Paisaje con ninfas y sátiros
Esta obra, que figura entre las más luminosas del mejor paisajista romano del siglo XVIII, traduce en cierto modo la visión arcádica, depurada y notablemente estereotipada de la campiña del Lacio, tal como la representó, aunque no exclusivamente, Andrea Locatelli.
Inevitablemente sometido a la influencia de los grandes modelos del siglo XVII, como (aunque no en este caso) Salvatore Rosa, en obras en las que prevalece el sentimiento de una naturaleza áspera, cuando no explícitamente hostil, de una meteorología dramática, Locatelli se inspira claramente en las actitudes elegíacas, optimistas, de los clasicistas Dughet y Lorena.
Es bien sabido que Locatelli practicó alternativamente la pintura de ruinas, de marinas (aunque ésta esporádicamente), costumbrista al estilo de Bamboccio y de paisaje propiamente dicha, haciendo gala de un ingenio reiterativo, cierto es, pero multiforme, y afianzándose, particularmente en el último género, como continuador de la excelente tradición del pintor de Amberes, Van Bloemen (apodado «Horizonte»), pero también como anticipador, más que como seguidor, de Pannini.
Andrea Locatelli, al que la crítica ha vuelto a descubrir en tiempos relativamente recientes, ocupa un lugar muy notable en el desarrollo del paisajismo europeo del segundo cuarto del siglo XVIII, en la corta parábola de una carrera de veinte años, anunciadora de un sólido patrimonio de obras, de las que poquísimas tienen especificación cronológica directa.
En un determinado grupo de obras suyas, el paradigma selectivo y áulico de la referencia a la naturaleza, a la que los clasicistas de la Emilia y los franceses del siglo XVIII confirieron una enfática solemnidad, recupera una puesta a punto propia y original, que consiste en que los protagonistas de sus composiciones dejan de ser la amplitud de los horizontes, la olímpica calma de las vistas o las acciones humanas «filmadas» a pequeña escala y a menudo al límite del mero pretexto.
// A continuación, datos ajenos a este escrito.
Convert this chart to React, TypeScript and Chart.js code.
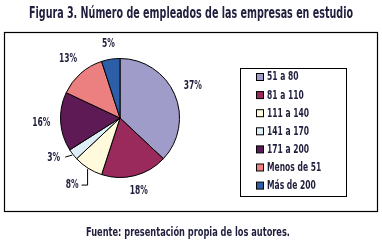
import React, { useEffect, useRef } from "react";
import { Chart, registerables } from "chart.js";

Chart.register(...registerables);

const titleText = "Figura 3. Número de empleados de las empresas en estudio";
const footerText = "Fuente: presentación propia de los autores.";
const categories = ["51 a 80", "81 a 110", "111 a 140", "141 a 170", "171 a 200", "Menos de 51", "Más de 200"];
const shares = [37, 18, 8, 3, 16, 13, 5];
const sliceColors = ["#a09cc9", "#9a2a5c", "#fffadb", "#ddeef7", "#5e1a55", "#ec7f7f", "#2c5fa8"];

const FONT = "'DejaVu Sans', sans-serif";
const INK = "#1f1f3d";
const SQUEEZE = 0.66;

function setFont(ctx: any, size: number) {
  ctx.font = `bold ${size}px ${FONT}`;
}

function narrowText(ctx: CanvasRenderingContext2D, txt: string, x: number, y: number) {
  const w = ctx.measureText(txt).width;
  ctx.fillText(txt, x, y, w * SQUEEZE);
  return w * SQUEEZE;
}

const decorPlugin = {
  id: "decor",
  afterDraw(chart: any) {
    const ctx = chart.ctx as CanvasRenderingContext2D;
    ctx.save();
    // outer frame
    ctx.strokeStyle = "#000";
    ctx.lineWidth = 1.2;
    ctx.strokeRect(4.5, 32.5, 373, 179);
    // title
    ctx.fillStyle = INK;
    ctx.textAlign = "center";
    ctx.textBaseline = "middle";
    setFont(ctx, 15);
    ctx.fillText(titleText, 191, 14, 324);
    // footer
    setFont(ctx, 12.5);
    ctx.fillText(footerText, 188, 233, 204);
    // legend box
    ctx.lineWidth = 1;
    ctx.strokeRect(240.5, 68.5, 106, 128);
    setFont(ctx, 11.5);
    ctx.textAlign = "left";
    categories.forEach((lab, i) => {
      const y = 77 + i * 18.1;
      ctx.fillStyle = sliceColors[i];
      ctx.fillRect(256.5, y - 3.5, 7, 7);
      ctx.strokeStyle = "#000";
      ctx.strokeRect(256.5, y - 3.5, 7, 7);
      ctx.fillStyle = INK;
      narrowText(ctx, lab, 267, y + 0.5);
    });
    // percentage labels
    const meta = chart.getDatasetMeta(0);
    setFont(ctx, 11.5);
    meta.data.forEach((arc: any, i: number) => {
      const mid = (arc.startAngle + arc.endAngle) / 2;
      const dx = Math.cos(mid);
      const dy = Math.sin(mid);
      const r = arc.outerRadius;
      const txt = shares[i] + "%";
      const w = ctx.measureText(txt).width * SQUEEZE;
      if (shares[i] < 10 && dx < 0 && dy > 0) {
        const sx = arc.x + dx * (r + 1);
        const sy = arc.y + dy * (r + 1);
        ctx.strokeStyle = "#000";
        ctx.lineWidth = 1;
        ctx.beginPath();
        ctx.moveTo(sx, sy);
        let lx: number, ly: number;
        if (Math.abs(dy) > Math.abs(dx)) {
          ctx.lineTo(sx, sy + 16);
          ctx.lineTo(sx - 6, sy + 16);
          lx = sx - 9;
          ly = sy + 16;
        } else {
          ctx.lineTo(sx - 7, sy + 2);
          lx = sx - 12;
          ly = sy + 3;
        }
        ctx.stroke();
        ctx.textAlign = "right";
        ctx.fillStyle = INK;
        narrowText(ctx, txt, lx, ly);
      } else {
        const d = r + 10 + Math.abs(dx) * w / 2 + Math.abs(dy) * 4;
        ctx.textAlign = "center";
        ctx.fillStyle = INK;
        narrowText(ctx, txt, arc.x + dx * d, arc.y + dy * d);
      }
    });
    ctx.restore();
  },
};

export default function App() {
  const ref = useRef<HTMLCanvasElement | null>(null);
  useEffect(() => {
    if (!ref.current) return;
    const chart = new Chart(ref.current, {
      type: "pie",
      data: {
        labels: categories,
        datasets: [
          {
            data: shares,
            backgroundColor: sliceColors,
            borderColor: "#000",
            borderWidth: 1,
          },
        ],
      },
      options: {
        responsive: false,
        animation: false,
        layout: { padding: { left: 60, top: 58, right: 202, bottom: 69 } },
        plugins: {
          legend: { display: false },
          tooltip: { enabled: false },
          title: { display: false },
        },
      },
      plugins: [decorPlugin],
    });
    return () => chart.destroy();
  }, []);
  return (
    <div style={{ position: "absolute", left: 0, top: 0, width: 382, height: 247, background: "#fff" }}>
      <canvas ref={ref} width={382} height={247} style={{ display: "block" }} />
    </div>
  );
}
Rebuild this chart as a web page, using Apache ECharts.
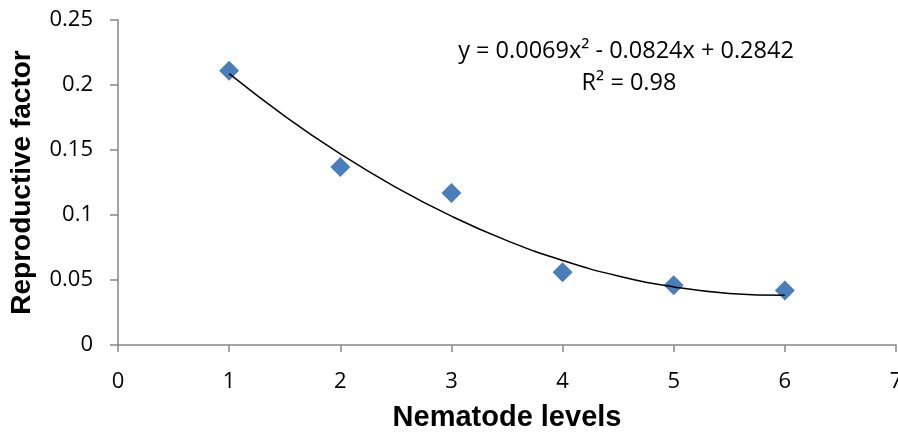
<!DOCTYPE html>
<html>
<head>
<meta charset="utf-8">
<script src="https://cdn.jsdelivr.net/npm/echarts@6/dist/echarts.min.js"></script>
<style>html,body{margin:0;padding:0;background:#fff}#c{width:898px;height:435px}</style>
</head>
<body>
<div id="c"></div>
<script>
const levels = [1, 2, 3, 4, 5, 6];
const factor = [0.211, 0.137, 0.117, 0.056, 0.046, 0.042];
const trendX = [1, 1.5, 2, 2.5, 3, 3.5, 4, 4.5, 5, 5.5, 6];
const trendY = [0.2087, 0.1761, 0.1470, 0.1213, 0.0991, 0.0803, 0.0650, 0.0531, 0.0447, 0.0397, 0.0382];
const equationText = 'y = 0.0069x² - 0.0824x + 0.2842';
const r2Text = 'R² = 0.98';

const chart = echarts.init(document.getElementById('c'));
const axisColor = '#868686';
const tickFont = { fontFamily: 'Open Sans', fontSize: 22, color: '#000' };
chart.setOption({
  animation: false,
  grid: { left: 118, right: 2, top: 20, bottom: 90, outerBoundsMode: 'none', containLabel: false },
  xAxis: {
    type: 'value', min: 0, max: 7, interval: 1,
    name: 'Nematode levels', nameLocation: 'middle', nameGap: 58,
    nameTextStyle: { fontFamily: 'Liberation Sans', fontWeight: 'bold', fontSize: 29, color: '#000' },
    axisLine: { show: true, lineStyle: { color: axisColor, width: 1.5 } },
    axisTick: { show: true, length: 7, lineStyle: { color: axisColor, width: 1.5 } },
    axisLabel: Object.assign({ margin: 26 }, tickFont),
    splitLine: { show: false }
  },
  yAxis: {
    type: 'value', min: 0, max: 0.25, interval: 0.05,
    name: 'Reproductive factor', nameLocation: 'middle', nameGap: 82, nameRotate: 90,
    nameTextStyle: { fontFamily: 'Liberation Sans', fontWeight: 'bold', fontSize: 28, color: '#000' },
    axisLine: { show: true, lineStyle: { color: axisColor, width: 1.5 } },
    axisTick: { show: true, length: 8, lineStyle: { color: axisColor, width: 1.5 } },
    axisLabel: Object.assign({ margin: 25, formatter: v => String(+v.toFixed(2)) }, tickFont),
    splitLine: { show: false }
  },
  graphic: [
    { type: 'text', x: 626, y: 51, style: { text: equationText, fontFamily: 'Open Sans', fontSize: 23.5, fill: '#000', align: 'center', verticalAlign: 'middle' } },
    { type: 'text', x: 629, y: 83, style: { text: r2Text, fontFamily: 'Open Sans', fontSize: 23.5, fill: '#000', align: 'center', verticalAlign: 'middle' } }
  ],
  series: [
    {
      type: 'line', data: trendX.map((x, i) => [x, trendY[i]]), smooth: true,
      symbol: 'none', lineStyle: { color: '#000', width: 1.5 }, z: 3
    },
    {
      type: 'scatter', data: levels.map((x, i) => [x, factor[i]]),
      symbol: 'diamond', symbolSize: 20, itemStyle: { color: '#4a7ebb', opacity: 1 }, z: 2
    }
  ]
});
</script>
</body>
</html>
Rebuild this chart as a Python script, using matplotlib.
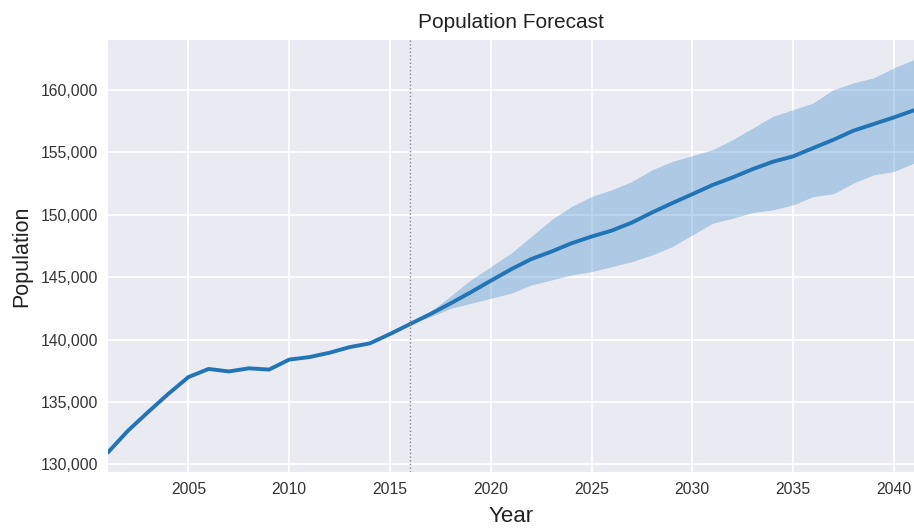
import numpy as np
import matplotlib
matplotlib.use("Agg")
import matplotlib.pyplot as plt
from matplotlib.ticker import FuncFormatter

# historic population, 2001-2016
hist_years = list(range(2001, 2017))
hist_pop = [130950, 132700, 134200, 135650, 137000, 137650, 137450, 137700,
            137600, 138400, 138600, 138950, 139400, 139700, 140450, 141250]

# forecast 2016-2041: mean and band
fc_years = list(range(2016, 2042))
fc_mean = [141250, 142050, 142900, 143790, 144720, 145630, 146450, 147050,
           147720, 148260, 148740, 149380, 150190, 150940, 151660, 152390,
           153000, 153670, 154260, 154690, 155360, 156020, 156750, 157280,
           157810, 158380]
fc_upper = [141250, 142230, 143490, 144780, 145850, 146920, 148260, 149600,
            150670, 151470, 152010, 152680, 153610, 154280, 154740, 155220,
            156020, 156960, 157900, 158430, 158970, 160040, 160580, 160980,
            161780, 162450]
fc_lower = [141250, 141830, 142500, 142900, 143310, 143710, 144380, 144780,
            145180, 145450, 145850, 146250, 146790, 147450, 148390, 149330,
            149730, 150190, 150400, 150800, 151470, 151690, 152550, 153210,
            153480, 154150]

plt.style.use("seaborn-v0_8-darkgrid")
plt.rcParams['font.family'] = ['Liberation Sans', 'DejaVu Sans']

fig = plt.figure(figsize=(9.14, 5.29), dpi=100)
ax = fig.add_axes([0.118, 0.108, 0.882, 0.816])

line_col = '#2374b4'
ax.plot(hist_years, hist_pop, color=line_col, lw=2.8)
ax.fill_between(fc_years, fc_lower, fc_upper, color='#3d8ccc', alpha=0.35, lw=0)
ax.plot(fc_years, fc_mean, color=line_col, lw=2.8)
ax.axvline(2016, color='#888888', ls=':', lw=1)

ax.set_xlim(2001, 2041)
ax.set_ylim(129400, 164000)
ax.set_xticks(range(2005, 2045, 5))
ax.set_yticks(range(130000, 165000, 5000))
ax.yaxis.set_major_formatter(FuncFormatter(lambda v, p: f'{int(v):,}'))
ax.tick_params(labelsize=11.3, colors='#333333', pad=7)
ax.grid(color='white', lw=1.3)

ax.set_title('Population Forecast', fontsize=15, color='#222222', pad=9)
ax.set_xlabel('Year', fontsize=16, color='#222222', labelpad=7)
ax.set_ylabel('Population', fontsize=15.5, color='#222222', labelpad=6)

fig.savefig('out.png', dpi=100)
No, las verdaderas estrellas de Locatelli son las rotundas, exuberantes y frondosas copas, las cubiertas vegetales de los árboles, cuyos troncos, a menudo retorcidos, desplazan del proscenio a cualquier otro interlocutor. Se trata de un procedimiento desdeñoso, y tal vez no exento de manierismo, que obliga, como en el caso que comentamos, a intuir en pequeñas porciones la morfología del territorio, la sucesión de la llanura y los caprichos orográficos. Como si el sentido de lo pintoresco -por otra parte ampliamente presente en el repertorio locatelliano (véase su pintura de género)- desapareciera a favor de una Arcadia original, personalísima, algo estereotipada.
La función secundaria de las partes de figura, en este caso proporcionalmente insignificantes -aunque no suele ser el caso habitualmente (piénsese tan sólo en el Paisaje con Rebeca y Eliezer del Musée d`Art et d'Histoire de Ginebra o en el otro con Venus y Vulcano)-, alcanza en ocasiones notas tan excelentes que se ha deducido la presencia de colaboradores especializados. ¡Y menudos colaboradores, cuando la crítica ha identificado, entre otras, la mano de Subleyras, la de Batoni o la de Giaquinto!
No cabe duda de que sobre esta cuestión estamos muy lejos de haber dicho la última palabra. Y también de poder descartar la eventualidad de que Locatelli perteneciera legítimamente a la exquisita corriente figurativa. Así por ejemplo, si se admite que el propio Locatelli pueda ser responsable de la óptima y original factura (por decirlo de algún modo, postfettiana, postjordaensiana) de las rotundas protagonistas femeninas del Paisaje de la campiña con lavanderas junto a una fuente, de la colección del conde Savini, en Viterbo, una de las escasas obras que fechó el artista (en 1725), no quedaría más remedio que admitir que no son autógrafas la mayoría de las demás figurillas secundarias de tantas obras suyas, o que el romano dominaba muchos estilos.